*DATA IN THIS EXERCISE*:

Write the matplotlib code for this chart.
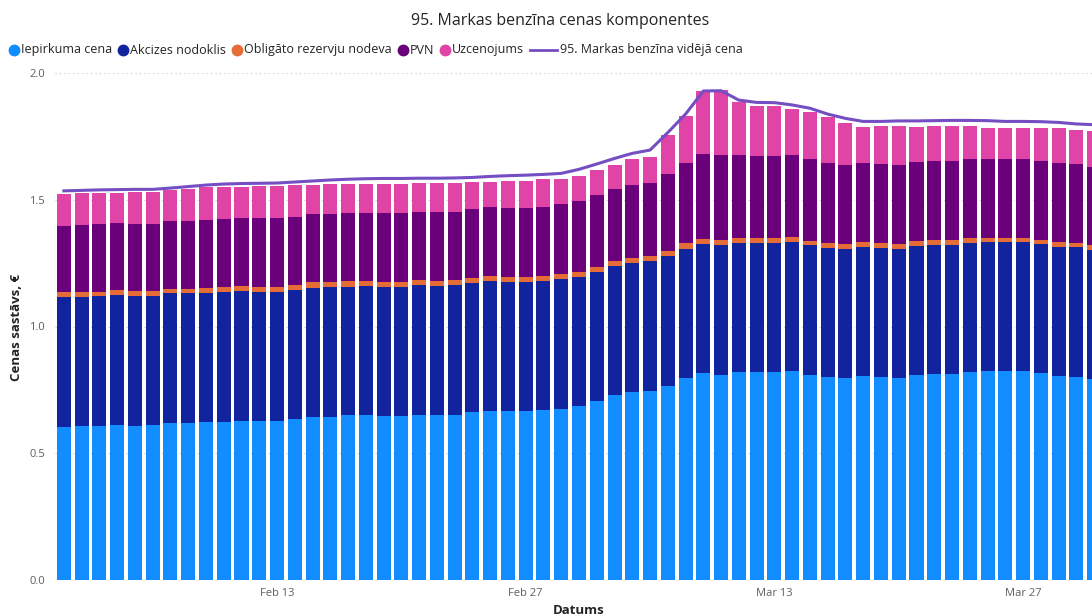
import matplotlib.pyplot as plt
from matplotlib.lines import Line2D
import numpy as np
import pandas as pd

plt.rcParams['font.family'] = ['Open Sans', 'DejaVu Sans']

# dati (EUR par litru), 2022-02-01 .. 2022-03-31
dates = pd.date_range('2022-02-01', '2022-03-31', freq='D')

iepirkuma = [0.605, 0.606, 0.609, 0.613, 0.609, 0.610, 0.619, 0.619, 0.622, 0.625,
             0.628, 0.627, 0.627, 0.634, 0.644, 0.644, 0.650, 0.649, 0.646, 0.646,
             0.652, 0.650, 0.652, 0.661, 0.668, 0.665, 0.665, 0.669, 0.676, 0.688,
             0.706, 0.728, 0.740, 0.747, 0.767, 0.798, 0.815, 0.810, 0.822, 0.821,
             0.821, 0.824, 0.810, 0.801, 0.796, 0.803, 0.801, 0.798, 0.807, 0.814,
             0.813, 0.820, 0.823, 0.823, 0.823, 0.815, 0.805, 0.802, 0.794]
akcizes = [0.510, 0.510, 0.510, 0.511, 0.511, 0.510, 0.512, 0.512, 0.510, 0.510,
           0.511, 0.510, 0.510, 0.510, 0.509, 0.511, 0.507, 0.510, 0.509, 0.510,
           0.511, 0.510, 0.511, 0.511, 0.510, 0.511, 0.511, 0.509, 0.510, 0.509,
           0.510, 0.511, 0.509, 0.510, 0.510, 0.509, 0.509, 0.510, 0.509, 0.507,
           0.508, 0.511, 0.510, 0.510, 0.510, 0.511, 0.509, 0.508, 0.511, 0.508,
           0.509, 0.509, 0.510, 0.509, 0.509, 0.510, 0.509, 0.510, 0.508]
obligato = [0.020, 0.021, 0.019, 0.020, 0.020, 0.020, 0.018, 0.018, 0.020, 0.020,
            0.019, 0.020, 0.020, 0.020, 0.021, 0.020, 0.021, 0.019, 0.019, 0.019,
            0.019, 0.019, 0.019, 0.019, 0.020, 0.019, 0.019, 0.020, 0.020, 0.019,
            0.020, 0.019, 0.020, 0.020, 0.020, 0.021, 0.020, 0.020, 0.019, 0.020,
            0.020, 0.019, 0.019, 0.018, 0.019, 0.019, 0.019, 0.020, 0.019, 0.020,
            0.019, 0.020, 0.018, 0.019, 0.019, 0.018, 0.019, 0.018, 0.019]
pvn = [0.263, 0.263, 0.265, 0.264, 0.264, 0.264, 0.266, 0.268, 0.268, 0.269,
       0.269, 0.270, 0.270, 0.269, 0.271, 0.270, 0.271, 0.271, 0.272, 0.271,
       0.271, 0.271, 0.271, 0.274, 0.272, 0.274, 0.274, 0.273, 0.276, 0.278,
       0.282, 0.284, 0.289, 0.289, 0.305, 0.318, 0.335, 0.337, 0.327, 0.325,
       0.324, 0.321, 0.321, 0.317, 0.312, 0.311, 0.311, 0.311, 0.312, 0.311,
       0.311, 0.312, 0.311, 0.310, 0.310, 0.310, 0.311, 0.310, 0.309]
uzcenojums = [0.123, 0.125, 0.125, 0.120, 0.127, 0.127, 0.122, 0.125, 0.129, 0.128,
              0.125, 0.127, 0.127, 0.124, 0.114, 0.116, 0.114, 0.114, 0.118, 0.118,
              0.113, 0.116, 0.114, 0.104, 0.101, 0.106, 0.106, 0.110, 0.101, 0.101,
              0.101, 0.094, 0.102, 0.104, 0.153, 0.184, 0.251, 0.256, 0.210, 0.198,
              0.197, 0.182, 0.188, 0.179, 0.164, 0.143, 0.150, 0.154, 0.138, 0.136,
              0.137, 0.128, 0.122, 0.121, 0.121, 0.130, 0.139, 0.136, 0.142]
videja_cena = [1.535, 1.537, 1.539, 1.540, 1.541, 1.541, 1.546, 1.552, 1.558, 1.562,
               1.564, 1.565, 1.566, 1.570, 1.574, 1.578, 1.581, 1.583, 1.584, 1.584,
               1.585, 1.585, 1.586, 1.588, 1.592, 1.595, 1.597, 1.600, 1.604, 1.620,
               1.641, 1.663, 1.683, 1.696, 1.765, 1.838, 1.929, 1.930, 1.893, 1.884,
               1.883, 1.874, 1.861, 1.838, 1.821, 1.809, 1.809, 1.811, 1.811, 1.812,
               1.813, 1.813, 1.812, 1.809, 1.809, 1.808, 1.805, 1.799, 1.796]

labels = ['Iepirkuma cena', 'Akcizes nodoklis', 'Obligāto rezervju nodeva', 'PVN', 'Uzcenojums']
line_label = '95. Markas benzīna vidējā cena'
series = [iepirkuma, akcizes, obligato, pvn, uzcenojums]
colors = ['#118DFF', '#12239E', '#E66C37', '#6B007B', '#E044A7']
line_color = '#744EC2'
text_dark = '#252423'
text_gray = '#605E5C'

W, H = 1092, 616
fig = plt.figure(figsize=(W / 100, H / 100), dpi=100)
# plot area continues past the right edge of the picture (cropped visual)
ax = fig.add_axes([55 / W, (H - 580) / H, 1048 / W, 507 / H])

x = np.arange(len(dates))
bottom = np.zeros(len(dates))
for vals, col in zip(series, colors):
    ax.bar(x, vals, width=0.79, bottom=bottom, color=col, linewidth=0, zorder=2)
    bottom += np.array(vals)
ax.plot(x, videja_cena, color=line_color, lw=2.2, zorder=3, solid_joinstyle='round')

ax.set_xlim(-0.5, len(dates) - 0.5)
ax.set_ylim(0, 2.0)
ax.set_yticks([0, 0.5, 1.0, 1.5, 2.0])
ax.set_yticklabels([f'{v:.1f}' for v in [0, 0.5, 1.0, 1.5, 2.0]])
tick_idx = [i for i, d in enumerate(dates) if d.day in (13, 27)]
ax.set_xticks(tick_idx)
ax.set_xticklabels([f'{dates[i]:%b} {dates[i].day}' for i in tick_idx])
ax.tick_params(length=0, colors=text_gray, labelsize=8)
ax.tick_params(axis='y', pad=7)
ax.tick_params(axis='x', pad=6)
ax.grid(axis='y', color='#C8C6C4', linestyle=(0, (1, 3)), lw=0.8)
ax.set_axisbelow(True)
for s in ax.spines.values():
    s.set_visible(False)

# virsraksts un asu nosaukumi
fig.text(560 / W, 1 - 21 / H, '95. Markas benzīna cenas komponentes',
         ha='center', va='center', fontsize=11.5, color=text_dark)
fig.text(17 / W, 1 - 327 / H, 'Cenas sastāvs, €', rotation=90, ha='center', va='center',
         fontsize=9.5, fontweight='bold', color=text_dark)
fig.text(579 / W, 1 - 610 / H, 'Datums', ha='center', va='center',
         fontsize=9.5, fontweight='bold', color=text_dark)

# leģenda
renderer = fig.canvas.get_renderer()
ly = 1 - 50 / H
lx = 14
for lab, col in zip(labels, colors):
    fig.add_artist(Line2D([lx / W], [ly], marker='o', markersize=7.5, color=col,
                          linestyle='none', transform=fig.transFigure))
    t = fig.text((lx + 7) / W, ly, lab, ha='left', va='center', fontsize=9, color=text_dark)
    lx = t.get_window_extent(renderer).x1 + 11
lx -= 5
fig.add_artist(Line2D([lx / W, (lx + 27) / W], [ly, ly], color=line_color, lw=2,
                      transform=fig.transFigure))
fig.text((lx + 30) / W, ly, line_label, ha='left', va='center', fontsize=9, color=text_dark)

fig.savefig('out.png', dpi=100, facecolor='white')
==
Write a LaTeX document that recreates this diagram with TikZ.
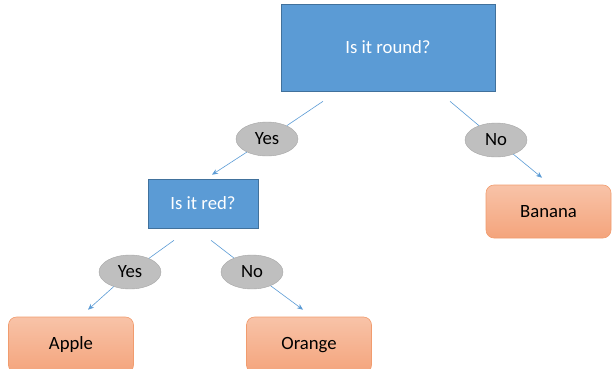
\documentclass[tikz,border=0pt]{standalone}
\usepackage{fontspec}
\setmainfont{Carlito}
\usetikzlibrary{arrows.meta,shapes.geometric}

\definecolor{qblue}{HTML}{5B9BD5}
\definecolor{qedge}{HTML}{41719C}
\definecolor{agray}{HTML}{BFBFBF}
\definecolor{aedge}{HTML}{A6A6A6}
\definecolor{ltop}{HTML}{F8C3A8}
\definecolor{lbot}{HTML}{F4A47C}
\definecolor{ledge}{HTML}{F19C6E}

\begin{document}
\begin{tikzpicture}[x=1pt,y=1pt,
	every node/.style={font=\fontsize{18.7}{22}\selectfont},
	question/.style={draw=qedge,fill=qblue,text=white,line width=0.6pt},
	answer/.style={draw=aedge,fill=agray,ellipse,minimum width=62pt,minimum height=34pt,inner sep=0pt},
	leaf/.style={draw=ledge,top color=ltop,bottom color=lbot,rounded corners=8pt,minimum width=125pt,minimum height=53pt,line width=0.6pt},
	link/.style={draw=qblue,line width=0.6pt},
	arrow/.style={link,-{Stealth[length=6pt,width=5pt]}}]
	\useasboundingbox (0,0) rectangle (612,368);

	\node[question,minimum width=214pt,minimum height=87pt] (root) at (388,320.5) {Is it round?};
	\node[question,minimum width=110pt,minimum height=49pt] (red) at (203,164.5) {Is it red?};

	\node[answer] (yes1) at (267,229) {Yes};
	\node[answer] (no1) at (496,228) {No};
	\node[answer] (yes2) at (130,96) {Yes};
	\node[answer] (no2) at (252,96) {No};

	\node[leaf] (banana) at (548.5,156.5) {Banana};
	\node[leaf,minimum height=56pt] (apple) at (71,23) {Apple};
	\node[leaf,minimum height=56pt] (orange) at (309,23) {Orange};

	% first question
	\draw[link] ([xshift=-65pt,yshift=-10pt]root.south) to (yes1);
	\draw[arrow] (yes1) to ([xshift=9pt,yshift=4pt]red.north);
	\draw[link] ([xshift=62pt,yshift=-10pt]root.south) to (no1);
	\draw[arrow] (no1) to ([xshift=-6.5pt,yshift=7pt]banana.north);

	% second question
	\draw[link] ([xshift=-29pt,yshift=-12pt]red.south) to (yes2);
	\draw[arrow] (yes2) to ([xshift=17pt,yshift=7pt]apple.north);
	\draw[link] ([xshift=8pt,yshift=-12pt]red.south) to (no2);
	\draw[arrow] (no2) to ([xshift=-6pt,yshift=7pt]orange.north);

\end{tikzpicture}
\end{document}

*AIM*:
Nothing but the lines from the one with "Write the matplotlib code for this chart." through the one with "dates = pd.date_range('2022-02-01', '2022-03-31', freq='D')" should be copied, word for word. Pictures are left out.

*RESPONSE*:
Write the matplotlib code for this chart.
import matplotlib.pyplot as plt
from matplotlib.lines import Line2D
import numpy as np
import pandas as pd

plt.rcParams['font.family'] = ['Open Sans', 'DejaVu Sans']

# dati (EUR par litru), 2022-02-01 .. 2022-03-31
dates = pd.date_range('2022-02-01', '2022-03-31', freq='D')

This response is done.